Android is true Linux. The FSF wants people to use the term "GNU/Linux" for a reason.


The Nokia N900 was (is) already a Debian based GNU/Linux Phone.


Have you tried termux? It lets you run a shell on your phone (and even install and run various compilers).


Termux is awesome and a godsend to trivially shell out on android. But what I'd really want is boot to linux, choice of kernel and distribution, eventually pulling out an android layer on top of that if its UX is needed.

Basically an ARM(v8 64b) desktop-like experience in a phone sized chassis.


What makes this a non-starter is that normal linux applications are not written to be pre-emptable. Hence a default port of a linux system to a phone will kill the battery.

Hence the need for a from scratch effort where the SDK incorporates preemptability as a policy, and applications work off of that. Sadly, this means you cannot use the existing vast application ecosystem.

Librem is an effort in the above direction. It also seems like Fuschia is going this way.


> linux applications are not written to be pre-emptable.

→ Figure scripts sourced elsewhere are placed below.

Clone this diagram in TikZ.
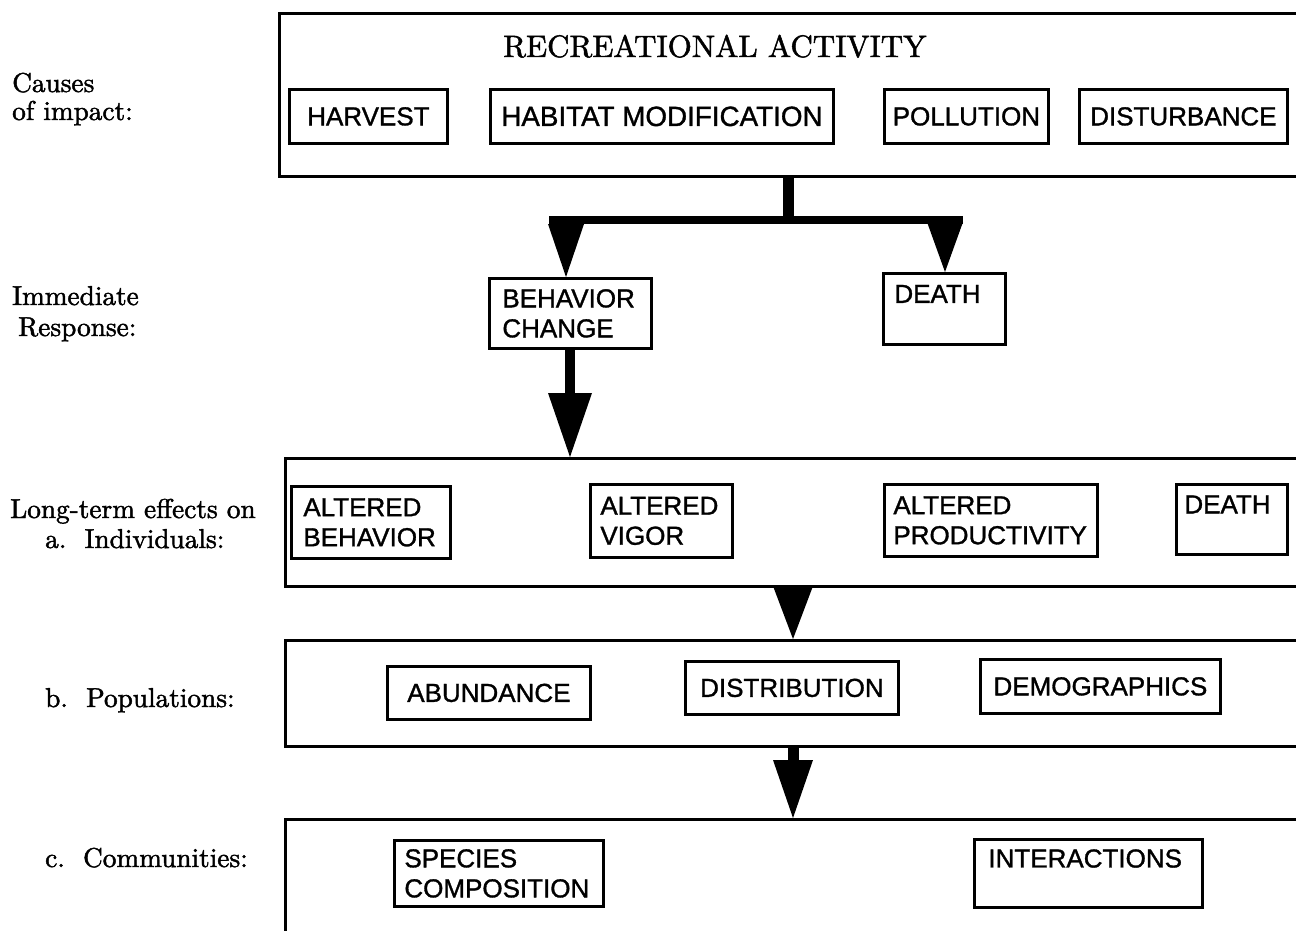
\documentclass[tikz,border=0pt]{standalone}
\usepackage{fontspec}
\setsansfont{Liberation Sans}[FakeBold=1.2]
\newfontfamily\labfont{lmroman10-regular.otf}[FakeBold=1.6]
\usetikzlibrary{arrows.meta}
\hyphenpenalty=10000
\uchyph=0
\begin{document}
\begin{tikzpicture}[x=1pt,y=-1pt,
  bigbox/.style={draw, line width=3pt, anchor=north west, inner sep=0pt, minimum width=1100pt},
  ibox/.style={draw, line width=2.8pt, anchor=north west, inner ysep=0pt, align=left, font=\sffamily\fontsize{26}{30}\selectfont},
  cbox/.style={draw, line width=2.8pt, anchor=north west, inner sep=0pt, font=\sffamily\fontsize{26}{30}\selectfont},
  lab/.style={anchor=base west, inner sep=0pt, font=\labfont\fontsize{27.3}{32}\selectfont},
  thin/.style={line width=1pt}
]
\useasboundingbox (0,0) rectangle (1296,931);
\clip (0,0) rectangle (1296,931);
\fill[white] (0,0) rectangle (1296,931);

% left labels
\node[lab] (l1a) at (12,92) {Causes};
\node[lab] (l1b) at (12,120) {of impact:};
\node[lab] (l2a) at (12,305) {Immediate};
\node[lab] (l2b) at (18,336) {Response:};
\node[lab] (l3a) at (10,518) {Long-term effects on};
\node[lab] (l3b) at (45,548) {a.\ \ Individuals:};
\node[lab] (l4) at (45,707) {b.\ \ Populations:};
\node[lab] (l5) at (45,867) {c.\ \ Communities:};

% big boxes
\node[bigbox, minimum height=163pt] (box1) at (278,12) {};
\node[bigbox, minimum height=128pt] (box2) at (284,457) {};
\node[bigbox, minimum height=106pt] (box3) at (284,639) {};
\node[bigbox, minimum height=200pt] (box4) at (284,818) {};

\node[anchor=base west, inner sep=0pt, font=\labfont\fontsize{31}{36}\selectfont] (title) at (503,57) {RECREATIONAL ACTIVITY};

% causes
\node[cbox, minimum width=158pt, minimum height=54pt] (harvest) at (288,88) {HARVEST};
\node[cbox, minimum width=343pt, minimum height=54pt, font=\sffamily\fontsize{27.8}{30}\selectfont] (habitat) at (489,88) {HABITAT MODIFICATION};
\node[cbox, minimum width=164pt, minimum height=54pt] (pollution) at (883,88) {POLLUTION};
\node[cbox, minimum width=208pt, minimum height=54pt] (disturb) at (1078,88) {DISTURBANCE};

% immediate response
\node[ibox, inner xsep=13pt, text width=136pt, minimum height=70pt] (behavior) at (488,277) {BEHAVIOR\\CHANGE};
\node[ibox, inner xsep=11pt, text width=100pt, minimum height=71pt] (death1) at (882,272) {DEATH\\\mbox{}};

% individuals
\node[ibox, inner xsep=12pt, text width=135pt, minimum height=72pt] (altbeh) at (290,485) {ALTERED\\BEHAVIOR};
\node[ibox, inner xsep=10pt, text width=122pt, minimum height=73pt] (altvig) at (589,483) {ALTERED\\VIGOR};
\node[ibox, inner xsep=9pt, text width=195pt, minimum height=72pt] (altprod) at (883,483) {ALTERED\\PRODUCTIVITY};
\node[ibox, inner xsep=8pt, text width=95pt, minimum height=70pt] (death2) at (1175,483) {DEATH\\\mbox{}};

% populations
\begin{scope}[every node/.append style={font=\sffamily\fontsize{27.3}{30}\selectfont}]
\node[cbox, minimum width=203pt, minimum height=53pt] (abund) at (386,665) {ABUNDANCE};
\node[cbox, minimum width=213pt, minimum height=53pt] (distr) at (684,660) {DISTRIBUTION};
\node[cbox, minimum width=240pt, minimum height=54pt] (demog) at (979,658) {DEMOGRAPHICS};
\end{scope}

% communities
\node[ibox, inner xsep=10pt, text width=189pt, minimum height=66pt] (species) at (393,839) {SPECIES\\COMPOSITION};
\node[ibox, inner xsep=14pt, text width=200pt, minimum height=68pt] (inter) at (973,838) {INTERACTIONS\\\mbox{}};

% connectors
\coordinate (split) at (788,220);
\coordinate (barL) at (549,220);
\coordinate (barR) at (963,220);
\coordinate (aL) at (566,220);
\coordinate (aR) at (945,220);
\coordinate (c2) at (570,400);
\coordinate (c3) at (793,700);

\draw[line width=11pt] (box1.south -| split) -- (split);
\draw[line width=8pt] (barL) -- (barR);
\draw[thin, -{Triangle[width=36pt,length=53pt,line width=0pt]}] (aL) -- (behavior.north -| aL);
\draw[thin, -{Triangle[width=36pt,length=50pt,line width=0pt]}] (aR) -- (death1.north -| aR);
\draw[line width=10pt, -{Triangle[width=44pt,length=64pt,line width=0pt]}] (behavior.south -| c2) -- (box2.north -| c2);
\draw[thin, -{Triangle[width=40pt,length=53pt,line width=0pt]}] (box2.south -| c3) -- (box3.north -| c3);
\draw[line width=11pt, -{Triangle[width=40pt,length=58pt,line width=0pt]}] (box3.south -| c3) -- (box4.north -| c3);
\end{tikzpicture}
\end{document}
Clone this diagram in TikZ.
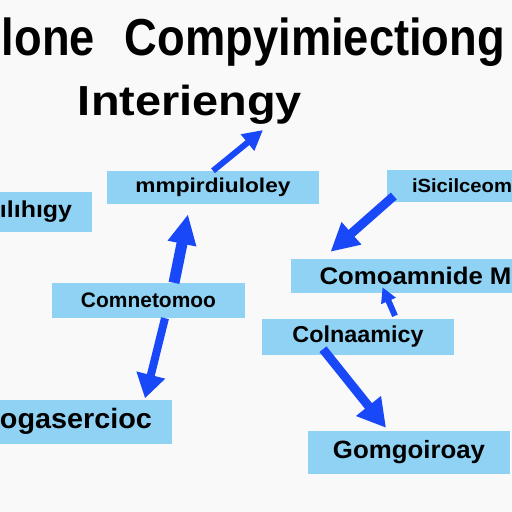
\documentclass[tikz,border=0pt]{standalone}
\usepackage{fontspec}
\setmainfont{Liberation Sans}
\usetikzlibrary{arrows.meta,calc}
\definecolor{bg}{HTML}{F9F9F9}
\definecolor{boxblue}{HTML}{8FD2F4}
\definecolor{arrblue}{HTML}{1848F8}
\newcommand{\fitw}[2]{\resizebox{#1pt}{\height}{#2}}
\newcommand{\fsz}[1]{\fontsize{#1}{#1}\selectfont\bfseries}
\begin{document}
\begin{tikzpicture}[x=1pt,y=-1pt,
  box/.style={rectangle,fill=boxblue,inner sep=0pt,text=black},
  ttl/.style={inner sep=0pt,anchor=base,text=black},
  arr/.style={draw=arrblue,line width=#1,-{Triangle[length=28pt,width=28pt]}},
  arr/.default=9pt]
\useasboundingbox (0,0) rectangle (512,512);
\clip (0,0) rectangle (512,512);
\fill[bg] (0,0) rectangle (512,512);
% titles
\node[ttl] (t1a) at (48.5,55) {\fsz{52}\fitw{93}{lone}};
\node[ttl] (t1b) at (315,55) {\fsz{52}\fitw{380}{Compyimiectiong}};
\node[ttl] (t2) at (190,115) {\fsz{42}\fitw{224}{Interiengy}};
\coordinate (t2tip) at (263,130);
% boxes
\node[box,minimum width=212pt,minimum height=33pt] (b1) at (213,187.5) {\fsz{20}\fitw{155}{mmpirdiuloley}};
\node[box,minimum width=112pt,minimum height=40pt] (b2) at (36,212) {\fsz{23}\fitw{72}{ılıhıgy}};
\node[box,minimum width=150pt,minimum height=32pt] (b3) at (462,186) {\fsz{19}\fitw{100}{iSicilceom}};
\node[box,minimum width=249pt,minimum height=34pt] (b4) at (415.5,276) {\fsz{24}\fitw{192}{Comoamnide M}};
\node[box,minimum width=193pt,minimum height=35pt] (b5) at (148.5,300.5) {\fsz{21}\fitw{135}{Comnetomoo}};
\node[box,minimum width=192pt,minimum height=36pt] (b6) at (358,337) {\fsz{23}\fitw{131}{Colnaamicy}};
\node[box,minimum width=192pt,minimum height=44pt] (b7) at (76,421.5) {\fsz{28}\fitw{152}{ogasercioc}};
\node[box,minimum width=202pt,minimum height=43pt] (b8) at (409,452.5) {\fsz{25}\fitw{152}{Gomgoiroay}};
% arrows
\draw[arr=6pt,-{Triangle[length=20pt,width=20pt]}] (b1.north) -- (t2tip);
\draw[arr=11pt,-{Triangle[length=30pt,width=27pt]}] ([xshift=25.5pt]b5.north) -- ([xshift=-25pt,yshift=-10pt]b1.south);
\draw[arr=9pt] ([xshift=7pt,yshift=-10pt]b3.west) -- ([xshift=-85pt,yshift=7pt]b4.north);
\draw[arr=6pt,-{Triangle[length=15pt,width=15pt]}] ([xshift=37pt,yshift=3pt]b6.north) -- ([xshift=-33pt,yshift=6pt]b4.south);
\draw[arr=8pt,-{Triangle[length=24pt,width=28pt]}] ([xshift=16.5pt]b5.south) -- ([xshift=69pt,yshift=1pt]b7.north);
\draw[arr=9pt,-{Triangle[length=28pt,width=30pt]}] ([xshift=-35pt,yshift=6pt]b6.south) -- ([xshift=-23pt,yshift=3pt]b8.north);
\end{tikzpicture}
\end{document}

I think I don't understand the way you're using this word.

Are you talking about wake-locks? Linux has opportunistic sleep/suspend and mechanisms for controlling that.


Closest I can explain is mobile applications have to be written to understand "pause" and "resume", and the application is running from "resume" to "pause".

Your typical linux application does not. It expects to be "started" and "stopped", and running the whole time in-between.


Linux processes can understand that already: SIGTSTP/SIGSTOP, and SIGCONT. There are many signals a Linux process can respond to.


I'm sure some adjustments will be necessary, but I'd actually like to fully stop mobile apps, desktop style, quite often.


Oh that, no. That should die with android, it's horribly difficult to understand and unhelpful.